Our Budget tip to the Minister is that government intervention should aim at increasing economic activity by easing individual entry to the economy, expanding individual choice, and increasing private-sector participation in our economy - and not the size and influence of government and its associated cronies.
The most important lesson from the world financial crisis is that appropriate regulation is required to ensure that an economy remains as functional and efficient as possible, especially under turbulent conditions. Our economy is now experiencing severe turbulence as developed economies struggle to emerge from recession and the emerging market group: Brazil, Russia, India and China - the so-called Bric economies that we aspire to join - surge ahead. Our growth lags far behind and we grapple with an appreciating currency that restrains our ability to export.
The Monetary Policy Committee of the South African Reserve Bank began its meeting today and all indications point to a reduction in interest rates. We cannot, however, rely on the monetary policy to resolve this imbalance. Quantitative easing will not work but will merely feed inflation. Fiscal policy needs to complement monetary policy and steps need to be taken to cushion the impact of a lower interest rate cycle on the net savers in our economy, especially pensioners who rely on income from interest-bearing investments. Steps are also required to facilitate a more competitive and productive economic environment.

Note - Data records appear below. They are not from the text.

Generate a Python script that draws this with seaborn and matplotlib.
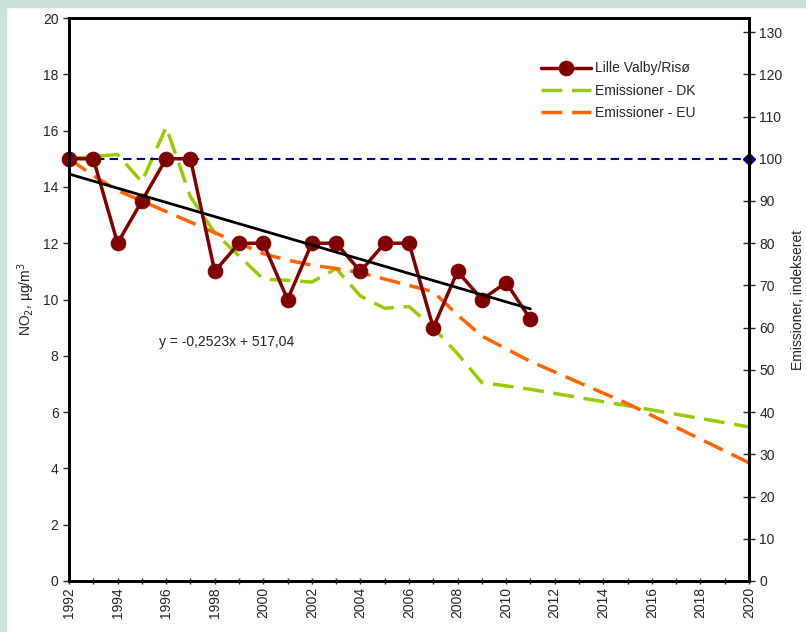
import numpy as np
import pandas as pd
import matplotlib.pyplot as plt
import seaborn as sns
from matplotlib.patches import Rectangle
from matplotlib.ticker import MultipleLocator

sns.set_style("white")
plt.rcParams['font.family'] = ['Liberation Sans', 'DejaVu Sans']

# --- DATA ---
# NO2 measurements, Lille Valby/Risø (left axis, µg/m3)
years_no2 = [1992, 1993, 1994, 1995, 1996, 1997, 1998, 1999, 2000, 2001,
             2002, 2003, 2004, 2005, 2006, 2007, 2008, 2009, 2010, 2011]
no2 = [15, 15, 12, 13.5, 15, 15, 11, 12, 12, 10,
       12, 12, 11, 12, 12, 9, 11, 10, 10.6, 9.3]

# emissions, indexed (right axis)
years_emis = [1992, 1993, 1994, 1995, 1996, 1997, 1998, 1999, 2000, 2001,
              2002, 2003, 2004, 2005, 2006, 2007, 2008, 2009, 2010, 2011,
              2015, 2020]
emis_dk = [100, 100.5, 101, 94.5, 107.5, 91, 82.5, 77, 71.5, 71.2,
           70.8, 74, 67.5, 64.6, 65, 60, 53.8, 47, 46.2, 45.4,
           41.5, 36.5]
emis_eu = [100, 96, 92.5, 90, 87.5, 85, 82.5, 80, 77.5, 76,
           74.8, 74, 73, 71.5, 70, 68.5, 63, 58, 55, 52,
           42, 28]

# reference line at index 100
ref_years = [1992, 2020]
ref_index = [100, 100]

# linear trend from the chart label
slope, intercept = -0.2523, 517.04
trend_years = [1992, 2011]
trend_vals = [slope * yr + intercept for yr in trend_years]

df_no2 = pd.DataFrame({'year': years_no2, 'no2': no2})
df_emis = pd.DataFrame({'year': years_emis, 'dk': emis_dk, 'eu': emis_eu})

# --- PLOTTING ---
fig = plt.figure(figsize=(8.06, 6.32), dpi=100)
fig.patch.set_facecolor('white')
mint = '#c8e4da'
fig.patches.append(Rectangle((0, 0), 6 / 806, 1, transform=fig.transFigure, color=mint, zorder=0))
fig.patches.append(Rectangle((0, 1 - 7 / 632), 1, 7 / 632, transform=fig.transFigure, color=mint, zorder=0))

ax = fig.add_axes([69 / 806, 51 / 632, 680 / 806, 563 / 632])
ax2 = ax.twinx()

# emissions on the right axis
sns.lineplot(data=df_emis, x='year', y='dk', ax=ax2, color='#99cc00', lw=2.5,
             dashes=False, label='Emissioner - DK')
sns.lineplot(data=df_emis, x='year', y='eu', ax=ax2, color='#ff6600', lw=2.5,
             dashes=False, label='Emissioner - EU')
ax2.lines[0].set_dashes([6, 2.8])
ax2.lines[1].set_dashes([6, 2.8])
ax2.plot(ref_years, ref_index, color='#000080', lw=1.5, dashes=[4, 2.5],
         marker='D', ms=6, clip_on=False)
ax2.get_legend().remove()

# measurements on the left axis
sns.lineplot(data=df_no2, x='year', y='no2', ax=ax, color='#800000', lw=2.5,
             marker='o', markersize=10.5, markeredgecolor='#800000',
             label='Lille Valby/Risø', clip_on=False)
ax.plot(trend_years, trend_vals, color='black', lw=2)
ax.get_legend().remove()

ax.set_zorder(ax2.get_zorder() + 1)
ax.patch.set_visible(False)

ax.text(1995.7, 8.5, 'y = -0,2523x + 517,04', fontsize=10, ha='left', va='center')

# axes limits and ticks
ax.set_xlim(1992, 2020)
ax.set_ylim(0, 20)
ax2.set_ylim(0, 20 / 15 * 100)
ax.xaxis.set_minor_locator(MultipleLocator(1))
ax.yaxis.set_major_locator(MultipleLocator(2))
ax2.yaxis.set_major_locator(MultipleLocator(10))
ax.set_xticks(range(1992, 2021, 2))
ax.set_xticklabels([str(y) for y in range(1992, 2021, 2)], rotation=90)

ax.tick_params(axis='x', which='both', direction='inout', length=5, width=1, labelsize=10, bottom=True, pad=2)
ax.tick_params(axis='y', direction='out', length=4, width=1, labelsize=10, left=True)
ax2.tick_params(axis='y', direction='inout', length=8, width=1, labelsize=10, right=True)

for a in (ax, ax2):
    for s in a.spines.values():
        s.set_color('black')
        s.set_linewidth(2)

ax.set_xlabel('')
ax.set_ylabel('NO$_2$, µg/m$^3$', fontsize=10, labelpad=4)
ax2.set_ylabel('Emissioner, indekseret', fontsize=10, labelpad=6)

# legend
handles = ax.get_lines()[:1] + ax2.get_lines()[:2]
labels = ['Lille Valby/Risø', 'Emissioner - DK', 'Emissioner - EU']
ax.legend(handles, labels, loc='upper left', bbox_to_anchor=(0.675, 0.945),
          frameon=False, fontsize=10, handlelength=3.6, labelspacing=0.6,
          handletextpad=0.3)

fig.savefig('out.png', dpi=100)
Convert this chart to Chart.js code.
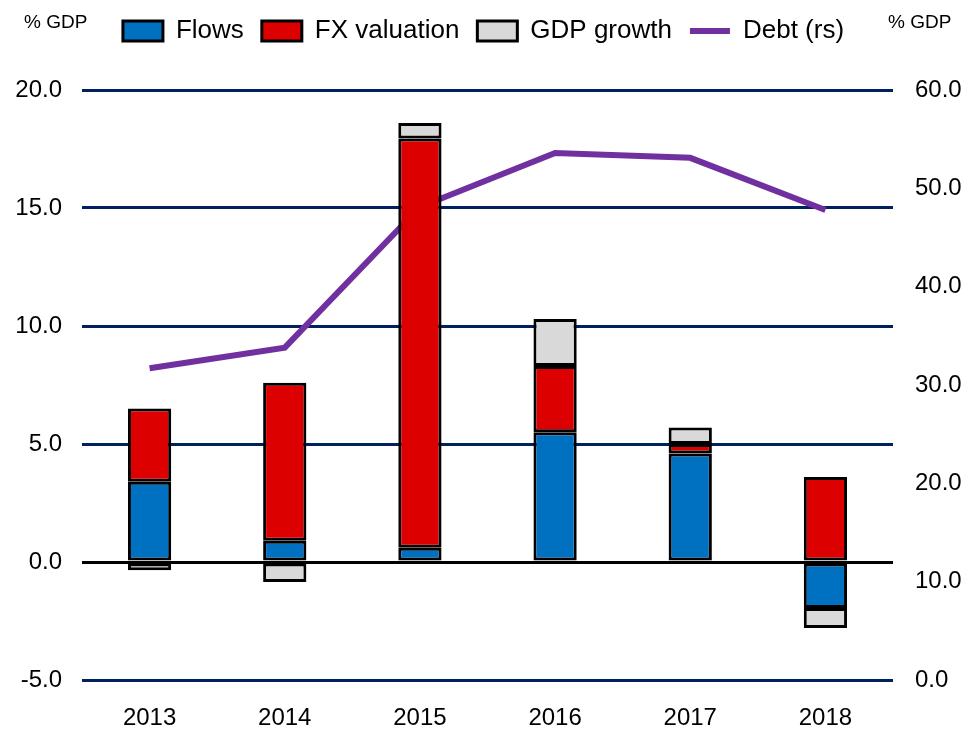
<!DOCTYPE html>
<html>
<head>
<meta charset="utf-8">
<script src="https://cdn.jsdelivr.net/npm/chart.js@4.4.0/dist/chart.umd.min.js"></script>
<style>
  html, body { margin: 0; padding: 0; background: #fff; }
  #wrap { width: 967px; height: 729px; }
</style>
</head>
<body>
<div id="wrap"><canvas id="chart" width="967" height="729"></canvas></div>
<script>
// 数据
const years = ['2013', '2014', '2015', '2016', '2017', '2018'];
const flows = [3.4, 0.9, 0.6, 5.5, 4.6, -1.95];
const fxValuation = [3.1, 6.7, 17.35, 2.8, 0.4, 3.6];
const gdpGrowth = [-0.35, -0.85, 0.65, 2.0, 0.7, -0.85];
const debt = [31.7, 33.8, 48.1, 53.6, 53.1, 47.8];

const FONT = '"Liberation Sans Narrow", "Liberation Sans", Arial, sans-serif';
const GRID_BLUE = '#002060';

// 顶部的 "% GDP" 标签
const unitLabels = {
    id: 'unitLabels',
    afterDraw(chart) {
        const ctx = chart.ctx;
        ctx.save();
        ctx.fillStyle = '#000';
        ctx.font = '19px ' + FONT;
        ctx.textBaseline = 'middle';
        ctx.textAlign = 'left';
        ctx.fillText('% GDP', 24, 23);
        ctx.fillText('% GDP', 888, 23);
        ctx.restore();
    }
};

// 图例下方留出空白，让绘图区从 y=90 开始
const legendSpacer = {
    id: 'legendSpacer',
    beforeLayout(chart) {
        const legend = chart.legend;
        if (legend && !legend._patched) {
            const fit = legend.fit;
            legend.fit = function () {
                fit.call(this);
                this.height += 36;
            };
            legend._patched = true;
        }
    }
};

const barStyle = {
    borderColor: '#000',
    borderWidth: 3,
    borderSkipped: false,
    barPercentage: 0.32,
    categoryPercentage: 1,
    yAxisID: 'y',
    order: 0,
    pointStyle: 'rect'
};

new Chart(document.getElementById('chart'), {
    data: {
        labels: years,
        datasets: [
            Object.assign({ type: 'bar', label: 'Flows', data: flows, backgroundColor: '#0070C0' }, barStyle),
            Object.assign({ type: 'bar', label: 'FX valuation', data: fxValuation, backgroundColor: '#DD0000' }, barStyle),
            Object.assign({ type: 'bar', label: 'GDP growth', data: gdpGrowth, backgroundColor: '#D9D9D9' }, barStyle),
            {
                type: 'line',
                label: 'Debt (rs)',
                data: debt,
                borderColor: '#7030A0',
                backgroundColor: '#7030A0',
                borderWidth: 6,
                pointRadius: 0,
                tension: 0,
                yAxisID: 'y1',
                order: 1,
                pointStyle: 'line'
            }
        ]
    },
    options: {
        responsive: false,
        animation: false,
        layout: { padding: 0 },
        plugins: {
            tooltip: { enabled: false },
            legend: {
                position: 'top',
                labels: {
                    usePointStyle: true,
                    pointStyleWidth: 40,
                    boxHeight: 20,
                    padding: 18,
                    color: '#000',
                    font: { family: FONT, size: 26 },
                    sort: (a, b) => a.datasetIndex - b.datasetIndex
                }
            }
        },
        scales: {
            x: {
                stacked: true,
                grid: { display: false, drawTicks: false },
                border: { display: false },
                ticks: { color: '#000', font: { family: FONT, size: 24 }, padding: 24 },
                afterFit: s => { s.height = 49; }
            },
            y: {
                stacked: true,
                position: 'left',
                min: -5,
                max: 20,
                ticks: {
                    stepSize: 5,
                    color: '#000',
                    padding: 20,
                    font: { family: FONT, size: 24 },
                    callback: v => v.toFixed(1)
                },
                grid: {
                    drawTicks: false,
                    lineWidth: 3,
                    color: ctx => ctx.tick && ctx.tick.value === 0 ? '#000' : GRID_BLUE
                },
                border: { display: false },
                afterFit: s => { s.width = 82; }
            },
            y1: {
                position: 'right',
                min: 0,
                max: 60,
                ticks: {
                    stepSize: 10,
                    color: '#000',
                    padding: 22,
                    font: { family: FONT, size: 24 },
                    callback: v => v.toFixed(1)
                },
                grid: { display: false, drawTicks: false },
                border: { display: false },
                afterFit: s => { s.width = 74; }
            }
        }
    },
    plugins: [unitLabels, legendSpacer]
});
</script>
</body>
</html>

Poverty and unemployment remain by far the greatest problems we face in South Africa today. The DA's vision of an open opportunity society for all, where everybody, irrespective of their circumstances at birth, can achieve their full potential and become everything that they are capable of being, can be achieved.
We need to support those who are already in poverty and develop a road that will enable all our people to emerge from poverty. By so doing, the vicious cycle can be broken and the lives of our people continually improved from this generation to the next, until we are the great, leading nation that we are capable of becoming, given the right policy choices. We just need to make them. Thank you, Speaker. [Applause.]